Blockchain might be the key to eliminating the kind of widescale data security breaches that are making headlines worldwide. For large enterprises where siloed, centralized data is constantly under threat, cutting-edge organizations are leveraging blockchain technologies for advanced protection of sensitive data.

“Decentralized data storage—particularly user authentication data—breaks down the attack surface of centralized databases into individual, independent user credential verifiers,” says Locke Brown, CEO and Co-Founder of NuID. “When you decentralize data storage, you drastically reduce the incentive for attackers.”

The San Francisco-based start-up is at the peak of a new wave of tech companies turning to blockchain technologies for new paradigms in user authentication. While the public tends to associate blockchain with cryptocurrencies, a few cybersecurity companies are leveraging distributed ledger technology as an alternative to the centralized storage of user authentication data such as passwords in large, siloed databases.

Hiding the jackpot from hackers

“Centralized data storage creates an incentive for hackers and attackers,” he says. “An attacker that breaks into one database of, say, thousands of user credentials and other personally identifiable information (PII), gains access to all that data in one place—you have essentially created a massive jackpot.”

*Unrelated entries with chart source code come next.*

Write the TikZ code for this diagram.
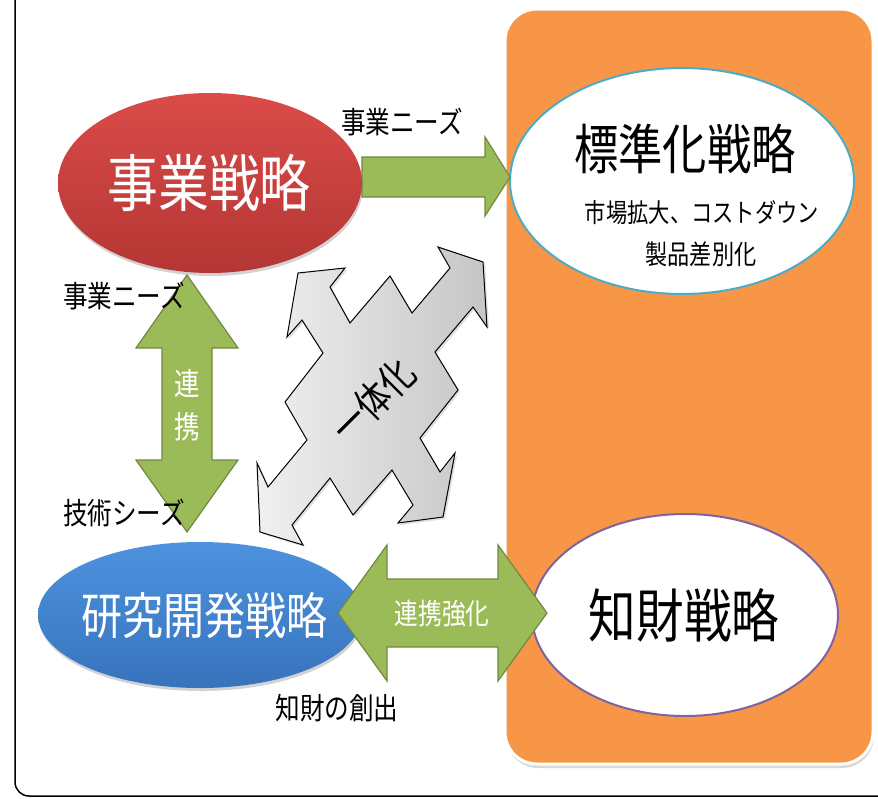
\documentclass[tikz,border=0pt]{standalone}
\usepackage{fontspec}
\newfontfamily\jp[FakeStretch=0.82]{Noto Sans CJK JP}
\usetikzlibrary{shapes.geometric,shadows}
\definecolor{redA}{HTML}{DA4B49}
\definecolor{redB}{HTML}{B43634}
\definecolor{blueA}{HTML}{4D92DE}
\definecolor{blueB}{HTML}{3873BC}
\definecolor{grnF}{HTML}{9BBB59}
\definecolor{grnD}{HTML}{71893F}
\definecolor{orng}{HTML}{F79646}
\definecolor{tealB}{HTML}{4BACC6}
\definecolor{purB}{HTML}{7F63A1}
\begin{document}
\begin{tikzpicture}[x=1pt,y=-1pt,
  fsz/.style={font=\jp\fontsize{#1}{#1}\selectfont},
  softshadow/.style={drop shadow={opacity=0.35,shadow xshift=1pt,shadow yshift=-3pt}},
  greenarrow/.style={fill=grnF,draw=grnD,line width=1.2pt,line join=miter},
  blackt/.style={text=black,inner sep=0pt},
  whitet/.style={text=white,inner sep=0pt}]
\useasboundingbox (0,0) rectangle (878,798);
\fill[white] (0,0) rectangle (878,798);
% outer frame
\draw[line width=1.5pt,rounded corners=14pt] (15,-10) -- (15,796) -- (890,796);
% orange panel
\draw[fill=orng,draw=white,line width=3pt,rounded corners=32pt,
  drop shadow={opacity=0.3,shadow xshift=1pt,shadow yshift=-4pt}] (505,9) rectangle (873,764);
% ellipses
\node[ellipse,minimum width=344pt,minimum height=226pt,fill=white,draw=tealB,line width=2pt] (std) at (682,181) {};
\node[ellipse,minimum width=306pt,minimum height=202pt,fill=white,draw=purB,line width=2pt] (ip) at (685,615) {};
% top arrow
\draw[greenarrow] (362,157) -- (485,157) -- (485,137) -- (510,177) -- (485,216) -- (485,197) -- (362,197) -- cycle;
\node[ellipse,minimum width=304pt,minimum height=180pt,top color=redA,bottom color=redB,softshadow] (biz) at (210,183) {};
\node[ellipse,minimum width=324pt,minimum height=146pt,top color=blueA,bottom color=blueB,softshadow] (rd) at (200,615) {};
% vertical double arrow
\draw[greenarrow] (187,275) -- (238,348) -- (212,348) -- (212,460) -- (238,460) -- (187,532) -- (136,460) -- (162,460) -- (162,348) -- (136,348) -- cycle;
% bottom double arrow
\draw[greenarrow] (338,613) -- (387,545) -- (387,579) -- (498,579) -- (498,545) -- (547,613) -- (498,681) -- (498,647) -- (387,647) -- (387,681) -- cycle;
% gray four-way shape
\draw[left color=gray!12,right color=gray!45,draw=black,line width=1pt,line join=miter,
  drop shadow={opacity=0.25,shadow xshift=2pt,shadow yshift=-2pt}]
  (298,273) -- (345,268) -- (330,287) -- (350,323) -- (390,276) -- (412,313) -- (450,268) -- (438,247) -- (483,262) -- (487,327) -- (473,307) -- (435,352) -- (458,390) -- (420,438) -- (440,472) -- (455,453) -- (443,517) -- (398,523) -- (413,505) -- (392,470) -- (353,515) -- (330,478) -- (292,525) -- (303,545) -- (260,532) -- (257,463) -- (268,487) -- (307,440) -- (285,402) -- (323,353) -- (302,320) -- (287,337) -- cycle;
% texts
\node[whitet,fsz=62] (tbiz) at (209,183) {事業戦略};
\node[blackt,fsz=54] (tstd) at (685,149) {標準化戦略};
\node[blackt,fsz=26] (tstd2) at (702,213) {市場拡大、コストダウン};
\node[blackt,fsz=27] (tstd3) at (701,254) {製品差別化};
\node[blackt,fsz=30] (lneed1) at (402,122) {事業ニーズ};
\node[blackt,fsz=30] (lneed2) at (124,296) {事業ニーズ};
\node[blackt,fsz=30] (lseed) at (124,513) {技術シーズ};
\node[whitet,font=\jp\fontsize{31}{43}\selectfont,align=center] (tlink) at (187,405) {連\\携};
\node[whitet,fsz=50] (trd) at (204,616) {研究開発戦略};
\node[whitet,fsz=29] (tlink2) at (442,614) {連携強化};
\node[blackt,fsz=30] (lcreate) at (337,708) {知財の創出};
\node[blackt,fsz=58] (tip) at (684,615) {知財戦略};
\node[blackt,fsz=40,rotate=45] (tone) at (373,400) {一体化};
\end{tikzpicture}
\end{document}
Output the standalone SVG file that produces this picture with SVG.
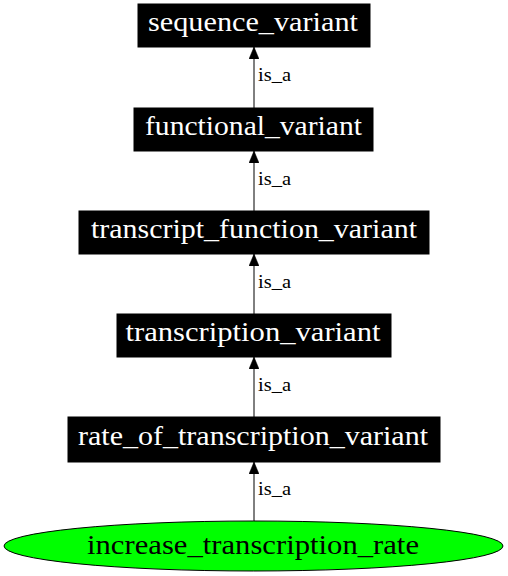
<svg xmlns="http://www.w3.org/2000/svg" width="508" height="576" viewBox="0 0 508 576">
<defs>
<marker id="arr" viewBox="0 0 12 10" refX="12" refY="5" markerWidth="12" markerHeight="10" markerUnits="userSpaceOnUse" orient="auto">
<path d="M0,0 L12,5 L0,10 Z" fill="#000" stroke="#000" stroke-width="0.5"/>
</marker>
<style>
.box{fill:#000;stroke:#000;stroke-width:1}
.lbl{font-family:"Liberation Serif","Times New Roman",serif;font-size:28px;fill:#fff;text-anchor:middle}
.elabel{font-family:"Liberation Serif","Times New Roman",serif;font-size:19px;fill:#000}
.edge{stroke:#000;stroke-width:1;fill:none;marker-end:url(#arr)}
</style>
</defs>
<rect width="508" height="576" fill="#fff"/>
<g id="connectors">
<line class="edge" x1="254" y1="108" x2="254" y2="47"/>
<line class="edge" x1="254" y1="211" x2="254" y2="151"/>
<line class="edge" x1="254" y1="314" x2="254" y2="254"/>
<line class="edge" x1="254" y1="417" x2="254" y2="357"/>
<line class="edge" x1="254" y1="521" x2="254" y2="462"/>
<text class="elabel" x="258" y="81" textLength="33" lengthAdjust="spacingAndGlyphs">is_a</text>
<text class="elabel" x="258" y="185" textLength="33" lengthAdjust="spacingAndGlyphs">is_a</text>
<text class="elabel" x="258" y="288" textLength="33" lengthAdjust="spacingAndGlyphs">is_a</text>
<text class="elabel" x="258" y="391" textLength="33" lengthAdjust="spacingAndGlyphs">is_a</text>
<text class="elabel" x="258" y="495" textLength="33" lengthAdjust="spacingAndGlyphs">is_a</text>
</g>
<g id="sequence_variant">
<rect class="box" x="138" y="4" width="232" height="43"/>
<text class="lbl" x="253" y="31" textLength="210" lengthAdjust="spacingAndGlyphs">sequence_variant</text>
</g>
<g id="functional_variant">
<rect class="box" x="134" y="108" width="239" height="43"/>
<text class="lbl" x="253.5" y="135" textLength="217" lengthAdjust="spacingAndGlyphs">functional_variant</text>
</g>
<g id="transcript_function_variant">
<rect class="box" x="79" y="211" width="350" height="43"/>
<text class="lbl" x="254" y="238" textLength="326" lengthAdjust="spacingAndGlyphs">transcript_function_variant</text>
</g>
<g id="transcription_variant">
<rect class="box" x="117" y="314" width="274" height="43"/>
<text class="lbl" x="253" y="341" textLength="255" lengthAdjust="spacingAndGlyphs">transcription_variant</text>
</g>
<g id="rate_of_transcription_variant">
<rect class="box" x="68" y="417" width="372" height="45"/>
<text class="lbl" x="253" y="445" textLength="350" lengthAdjust="spacingAndGlyphs">rate_of_transcription_variant</text>
</g>
<g id="increase_transcription_rate">
<ellipse cx="253.5" cy="546" rx="249.5" ry="25" fill="#00ff00" stroke="#000" stroke-width="1"/>
<text class="lbl" x="253" y="554" textLength="332" lengthAdjust="spacingAndGlyphs" style="fill:#000">increase_transcription_rate</text>
</g>
</svg>
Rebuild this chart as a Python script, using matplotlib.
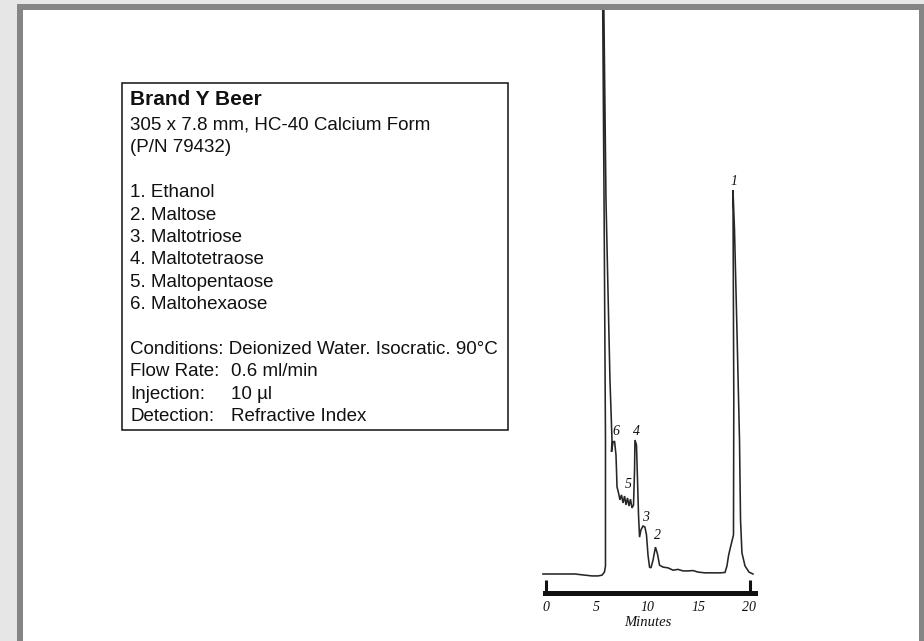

NuID is challenging the traditional security paradigm by combining distributed ledger technology with zero-knowledge cryptography to create a state-of-the-art authentication and digital identity solution. Like many companies in cybersecurity and fintech, NuID is leveraging the blockchain-based Ethereum network to test new applications and solutions including user authentication.

“In our case, we consider decentralized authentication to mean that individual user authentication secrets, such as passwords, are distributed across a network of nodes using blockchain technology so there’s no single point of failure,” explains Brown. “By returning credential ownership to individual users, companies no longer need to store and protect user authentication data internally.”

The NuID protocol leverages advances in zero-knowledge cryptography to completely eliminate the need for large, siloed databases, thus redefining the foundational standard for authentication. A “zero-knowledge proof” is a way for a user to prove to a verifier—even an untrustworthy one—that they know something (e.g., a password) without revealing any information about the thing itself.

Reducing security risk with zero-knowledge cryptography

NuID converts user credentials into tiny immutable programs stored on Ethereum rather than on individual devices. “The program is a mechanism that verifies you know your password,” explains Brown. Validation only occurs when successfully unlocking the program originally stored on the blockchain.

The beauty of the process is that users can authenticate from any device. While some companies are building blockchain-based authentication that rely on device-based private keys, the NuID protocol ensures lost or stolen devices do not present the risk of security breach.

“Most solutions right now are patchwork solutions that attempt to protect the current paradigm of database solutions that are really antiquated,” says Brown. “You have all these patchwork solutions built on top of each other. What we’re doing is redefining the foundational standard for how authentication and identity management works today.”

NuID is a member of the Decentralized Identity Foundation and is working to create standards and educate companies in enterprise data security solutions. While this rapidly evolving space is still nascent, forward-thinking companies from global consulting firms to financial service providers are collaborating with start-ups like NuID to create and test new blockchain-based authentication protocols.

“In this modern digital age, data enterprises need to embrace new technologies to keep the trust of their customers, protect their employees, and safeguard their internal systems,” notes Brown. “If you want to build a foundation that giants can stand on, you need to embrace new paradigms.”